При переходе от индивидуального жизнеописания к коллективному уместность эпоса еще более возрастала. Судьбу своего поколения Цветаева видела из 1930-х годов «гомерически» укрупненной и возвышенной до мифа, т. е. единственной «правды»:

Сидели и читали стихи. Последние стихи на последних шкурах у последних каминов. <…>

Завтра же Сережа и Лёня (Каннегисеры. – И. Ш.) кончали жизнь, послезавтра уже Софья Исааковна Чацкина бродила по Москве, как тень ища приюта, и коченела – она, которой всех каминов было мало, у московских привиденских печек.

Завтра Ахматова теряла всех, Гумилев – жизнь.

Но сегодня вечер был наш!

Пир во время Чумы? Да. Но те пировали – вином и розами, мы же – бесплотно, чудесно, как чистые духи – уже призраки Аида – словами: звуком слов и живой кровью чувств.

Раскаиваюсь? Нет. Единственная обязанность на земле человека – правда всего существа. <…> Одни душу продают – за розовые щеки, другие душу отдают – за небесные звуки.

И – все заплатили. Сережа и Лёня – жизнью, Гумилев – жизнью, Есенин – жизнью, Кузмин, Ахматова, я – пожизненным заключением в самих себе, в этой крепости – вернее Петропавловской.

И как бы ни побеждали здешние утра и вечера, и как бы по-разному – всеисторически или бесшумно – мы, участники того нездешнего вечера, ни умирали – последним звучанием наших уст было и будет:

И звуков небес заменить не моглиЕй скучные песни земли.(«Нездешний вечер»; СС4, 292)

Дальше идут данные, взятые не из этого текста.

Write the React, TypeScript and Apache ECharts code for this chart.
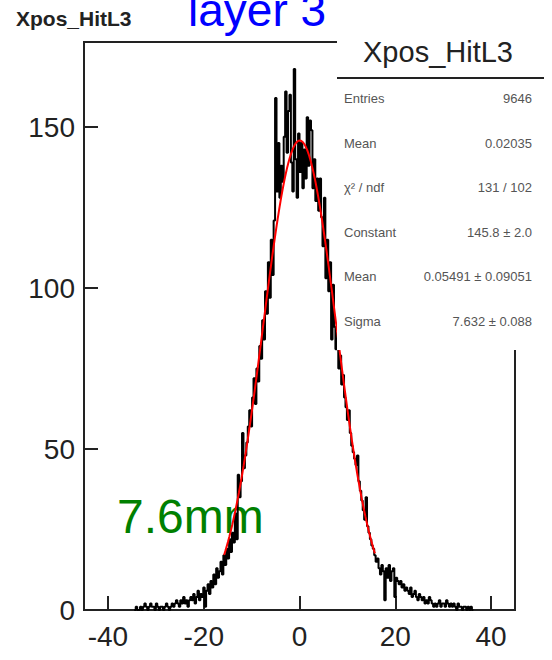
import React, { useEffect, useRef } from "react";
import * as echarts from "echarts";

// Histogram of hit x-position on layer 3, 0.3 mm bins, with a Gaussian fit.
const histTitle = "Xpos_HitL3";
const binStart = -34.5;
const binWidth = 0.3;
const counts = [
  0, 1, 0, 0, 1, 0, 1, 2, 1, 0,
  1, 2, 1, 1, 0, 2, 1, 0, 1, 1,
  0, 1, 2, 1, 0, 1, 2, 1, 2, 3,
  2, 1, 3, 2, 4, 2, 3, 1, 3, 4,
  3, 5, 2, 4, 6, 3, 5, 4, 7, 1,
  6, 8, 5, 9, 7, 11, 8, 13, 10, 12,
  15, 11, 17, 14, 19, 16, 22, 18, 24, 21,
  30, 22, 42, 35, 40, 55, 44, 48, 52, 57,
  62, 57, 66, 72, 64, 75, 71, 82, 78, 90,
  84, 99, 92, 108, 97, 115, 104, 121, 159, 130,
  145, 128, 138, 133, 147, 161, 142, 155, 160, 139,
  130, 168, 140, 128, 148, 136, 145, 131, 143, 134,
  153, 138, 152, 149, 131, 140, 127, 134, 124, 134,
  122, 113, 128, 103, 115, 99, 108, 84, 101, 88,
  81, 86, 75, 79, 70, 73, 66, 63, 59, 62,
  55, 51, 49, 47, 45, 48, 40, 37, 34, 31,
  28, 35, 26, 24, 22, 20, 19, 17, 15, 16,
  13, 11, 14, 12, 3, 13, 10, 14, 9, 12,
  13, 4, 10, 9, 8, 9, 7, 8, 6, 7,
  6, 5, 7, 4, 5, 6, 4, 3, 5, 4,
  3, 4, 2, 3, 2, 4, 3, 2, 1, 2,
  1, 2, 3, 1, 2, 2, 1, 3, 2, 1,
  2, 1, 2, 1, 0, 2, 1, 1, 0, 1,
  1, 0, 1, 0, 1, 0,
];

const xRange = [-45, 45];
const yMax = 176.4;
const xTicks = [-40, -20, 0, 20, 40];
const yTicks = [0, 50, 100, 150];

// Gaussian fit parameters and fitted range
const fitConstant = 145.8;
const fitMean = 0.05491;
const fitSigma = 7.632;
const fitRange = [-15.75, 15.75];

const statLabels = ["Entries", "Mean", "χ² / ndf", "Constant", "Mean", "Sigma"];
const statValues = ["9646", "0.02035", "131 / 102", "145.8 ± 2.0", "0.05491 ± 0.09051", "7.632 ± 0.088"];

const layerLabel = "layer 3";
const widthLabel = "7.6mm";

const FONT = "'Liberation Sans', Arial, Helvetica, sans-serif";

export default function App() {
  const ref = useRef<HTMLDivElement>(null);

  useEffect(() => {
    const chart = echarts.init(ref.current!, null, { renderer: "svg" });

    // step outline of the histogram
    const outline: number[][] = [[binStart, 0]];
    counts.forEach((c, i) => {
      const lo = binStart + i * binWidth;
      outline.push([lo, c], [lo + binWidth, c]);
    });
    outline.push([binStart + counts.length * binWidth, 0]);

    // fitted Gaussian over the fit range
    const fitLine: number[][] = [];
    const nSteps = 315;
    for (let k = 0; k <= nSteps; k++) {
      const x = fitRange[0] + ((fitRange[1] - fitRange[0]) * k) / nSteps;
      const z = (x - fitMean) / fitSigma;
      fitLine.push([x, fitConstant * Math.exp(-0.5 * z * z)]);
    }

    const statsX = 337;
    const statsRowTop = 100;
    const statsRowStep = 44.6;

    const statTexts: any[] = [];
    statLabels.forEach((lab, i) => {
      const y = statsRowTop + i * statsRowStep;
      statTexts.push({
        type: "text",
        left: 344,
        top: y - 8,
        z: 101,
        style: { text: lab, fontSize: 13, fontFamily: FONT, fill: "#555" },
      });
      statTexts.push({
        type: "text",
        right: 552 - 532,
        top: y - 8,
        z: 101,
        style: { text: statValues[i], fontSize: 13, fontFamily: FONT, fill: "#555", align: "right" },
      });
    });

    chart.setOption({
      animation: false,
      backgroundColor: "#ffffff",
      grid: {
        left: 84,
        top: 42,
        width: 431,
        height: 568,
        show: true,
        borderColor: "#222",
        borderWidth: 2,
        backgroundColor: "transparent",
      },
      xAxis: {
        type: "value",
        min: xRange[0],
        max: xRange[1],
        axisLine: { show: true, onZero: false, lineStyle: { color: "#222", width: 2 } },
        axisTick: { show: true, inside: true, length: 14, customValues: xTicks, lineStyle: { color: "#222", width: 2 } },
        axisLabel: { customValues: xTicks, fontSize: 28, fontFamily: FONT, color: "#222", margin: 12 },
        splitLine: { show: false },
      },
      yAxis: {
        type: "value",
        min: 0,
        max: yMax,
        axisLine: { show: true, onZero: false, lineStyle: { color: "#222", width: 2 } },
        axisTick: { show: true, inside: true, length: 14, customValues: yTicks, lineStyle: { color: "#222", width: 2 } },
        axisLabel: { customValues: yTicks, fontSize: 28, fontFamily: FONT, color: "#222", margin: 9 },
        splitLine: { show: false },
      },
      series: [
        {
          type: "line",
          data: outline,
          showSymbol: false,
          lineStyle: { color: "#000", width: 2 },
          z: 3,
        },
        {
          type: "line",
          data: fitLine,
          showSymbol: false,
          smooth: false,
          lineStyle: { color: "#ff0000", width: 2 },
          z: 4,
        },
      ],
      graphic: [
        {
          type: "text",
          left: 16,
          top: 8,
          z: 1,
          style: { text: histTitle, fontSize: 21, fontWeight: "bold", fontFamily: FONT, fill: "#222" },
        },
        {
          type: "text",
          x: 188,
          y: 10,
          z: 1,
          style: { text: layerLabel, fontSize: 46, fontFamily: FONT, fill: "#0000ff", verticalAlign: "middle" },
        },
        {
          type: "text",
          x: 117,
          y: 516,
          z: 1,
          style: { text: widthLabel, fontSize: 48, fontFamily: FONT, fill: "#008000", verticalAlign: "middle" },
        },
        // statistics box
        {
          type: "rect",
          shape: { x: statsX, y: 26, width: 552 - statsX, height: 350 - 26 },
          z: 100,
          style: { fill: "#ffffff" },
        },
        {
          type: "text",
          x: 438,
          y: 52,
          z: 101,
          style: { text: histTitle, fontSize: 29, fontFamily: FONT, fill: "#222", align: "center", verticalAlign: "middle" },
        },
        {
          type: "line",
          shape: { x1: statsX, y1: 78, x2: 544, y2: 78 },
          z: 101,
          style: { stroke: "#222", lineWidth: 2 },
        },
        ...statTexts,
      ],
    });

    return () => chart.dispose();
  }, []);

  return (
    <div
      ref={ref}
      style={{ position: "fixed", left: 0, top: 0, width: 552, height: 660, background: "#fff" }}
    />
  );
}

Это новое «мы», которого не было прежде в творчестве Цветаевой, стало для нее в 1930-е годы последним психологическим оплотом перед изменяющимся обликом времени. Прежде не прибегавшая к понятию «поколения», она неожиданно заговорила об актуальности для себя этого понятия. Летом 1933 года, сообщая Вадиму Рудневу, одному из редакторов «Современных записок», о своем примирении с Ходасевичем, Цветаева писала:

Все это потому, что нашего полку – убывает, что поколение – уходит, и меньше возрастн'oе, чем духовное, что мы все-таки, с Ходасевичем, несмотря на его монархизм (??) и мой аполитизм: гуманизм: МАКСИЗМ в политике, а проще: полный отворот (от газет) спины – что мы все-таки, с Ходасевичем, по слову Ростана в передаче Щепкиной-Куперник: – Мы из одной семьи, Monsieur de Bergerac473.